More than a quarter of children in California and about an eighth of children in some Bay Area counties could be living below the federal poverty level this year, according to a recent study released by a Palo Alto-based foundation.
The study projects that as many as 2.7 million children in the state, or 27 percent of California’s children, could be living in households below the poverty level at some point in 2010, according to officials with the Lucile Packard Foundation for Children’s Health.
The federal poverty level is $22,000 in earnings per year for a family of four. Officials believe families in California need to earn at least twice that amount to cover basic living expenses.
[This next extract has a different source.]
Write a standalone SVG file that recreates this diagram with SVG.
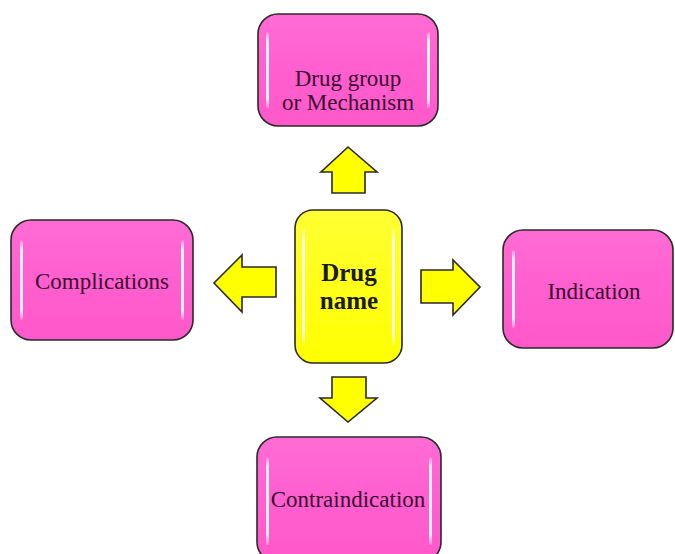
<svg xmlns="http://www.w3.org/2000/svg" width="675" height="554" viewBox="0 0 675 554">
<defs>
<linearGradient id="pinkG" x1="0" y1="0" x2="0" y2="1">
<stop offset="0" stop-color="#ff6cd4"/>
<stop offset="0.5" stop-color="#ff5fcf"/>
<stop offset="1" stop-color="#ff58ca"/>
</linearGradient>
<linearGradient id="yelG" x1="0" y1="0" x2="0" y2="1">
<stop offset="0" stop-color="#ffff33"/>
<stop offset="1" stop-color="#ffff00"/>
</linearGradient>
<linearGradient id="hl" x1="0" y1="0" x2="0" y2="1">
<stop offset="0" stop-color="#ffffff" stop-opacity="0.2"/>
<stop offset="0.12" stop-color="#ffffff" stop-opacity="0.9"/>
<stop offset="0.88" stop-color="#ffffff" stop-opacity="0.9"/>
<stop offset="1" stop-color="#ffffff" stop-opacity="0.2"/>
</linearGradient>
</defs>
<style>
.pink{fill:url(#pinkG);stroke:#2a2a2a;stroke-width:1.6}
.yel{fill:url(#yelG);stroke:#2a2a2a;stroke-width:1.6}
.hl{fill:url(#hl)}
.lbl{font-family:"Liberation Serif","DejaVu Serif",serif;font-size:23px;fill:#3a0a30;text-anchor:middle}
.cen{font-family:"Liberation Serif","DejaVu Serif",serif;font-size:25px;font-weight:bold;fill:#1a1a1a;text-anchor:middle}
.arr{fill:#ffff00;stroke:#2a2a2a;stroke-width:1.6;stroke-linejoin:miter}
</style>
<rect width="675" height="554" fill="#ffffff"/>
<g id="connectors">
<path class="arr" d="M348,147 L377,172 L365,172 L365,193 L332,193 L332,172 L321,172 Z"/>
<path class="arr" d="M332,377 L366,377 L366,398 L377,398 L348,422 L320,398 L332,398 Z"/>
<path class="arr" d="M214,283 L242,255 L242,267 L276,267 L276,297 L242,297 L242,312 Z"/>
<path class="arr" d="M421,270 L453,270 L453,260 L480,287 L453,315 L453,303 L421,303 Z"/>
</g>
<g id="node-mechanism">
<rect class="pink" x="258" y="14" width="180" height="112" rx="20"/>
<rect class="hl" x="266" y="32" width="3" height="76" rx="1.5"/>
<rect class="hl" x="427" y="32" width="3" height="76" rx="1.5"/>
<text class="lbl" x="348" y="86">Drug group</text>
<text class="lbl" x="348" y="110">or Mechanism</text>
</g>
<g id="node-drug">
<rect class="yel" x="295" y="210" width="107" height="153" rx="18"/>
<rect class="hl" x="302" y="228" width="3" height="117" rx="1.5"/>
<rect class="hl" x="392" y="228" width="3" height="117" rx="1.5"/>
<text class="cen" x="349" y="281">Drug</text>
<text class="cen" x="349" y="309">name</text>
</g>
<g id="node-complications">
<rect class="pink" x="11" y="220" width="182" height="120" rx="20"/>
<rect class="hl" x="20" y="240" width="3" height="80" rx="1.5"/>
<rect class="hl" x="181" y="240" width="3" height="80" rx="1.5"/>
<text class="lbl" x="102" y="289">Complications</text>
</g>
<g id="node-indication">
<rect class="pink" x="503" y="230" width="170" height="118" rx="20"/>
<rect class="hl" x="512" y="250" width="3" height="78" rx="1.5"/>
<text class="lbl" x="594" y="299">Indication</text>
</g>
<g id="node-contraindication">
<rect class="pink" x="257" y="437" width="184" height="125" rx="20"/>
<rect class="hl" x="266" y="457" width="3" height="88" rx="1.5"/>
<rect class="hl" x="429" y="457" width="3" height="88" rx="1.5"/>
<text class="lbl" x="348" y="507">Contraindication</text>
</g>
</svg>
In six Bay Area counties – Alameda, Contra Costa, Marin, San Francisco, San Mateo, and Santa Clara – the number of children in poverty could rise as high as 15 or 16 percent this year, compared to 8 to 13 percent in those counties in 2008.
The study, done by Duke University sociologist Kenneth Land, followed trends from 1995 to 2006 and projects poverty rates through 2012.
Dr. David Alexander, president and CEO of the Lucile Packard Foundation for Children’s Health, said poverty affects children in almost every aspect of their lives.
Children in poverty are likely to have poorer nutrition, live in overcrowded or unstable housing situations, have less access to health care, and receive a poorer education.
Poverty is also correlated with family violence, youth substance abuse, and juvenile crime.
The report “is important for decision makers to recognize that the decisions we make are going to have an impact on kids and their health,” Alexander said.
“Our concern is the rise of children’s poverty is on a collision course with diminishing resources for safety net programs for children that traditionally have lived in poverty, so we hope there are resources to help these families stay in place,” he said.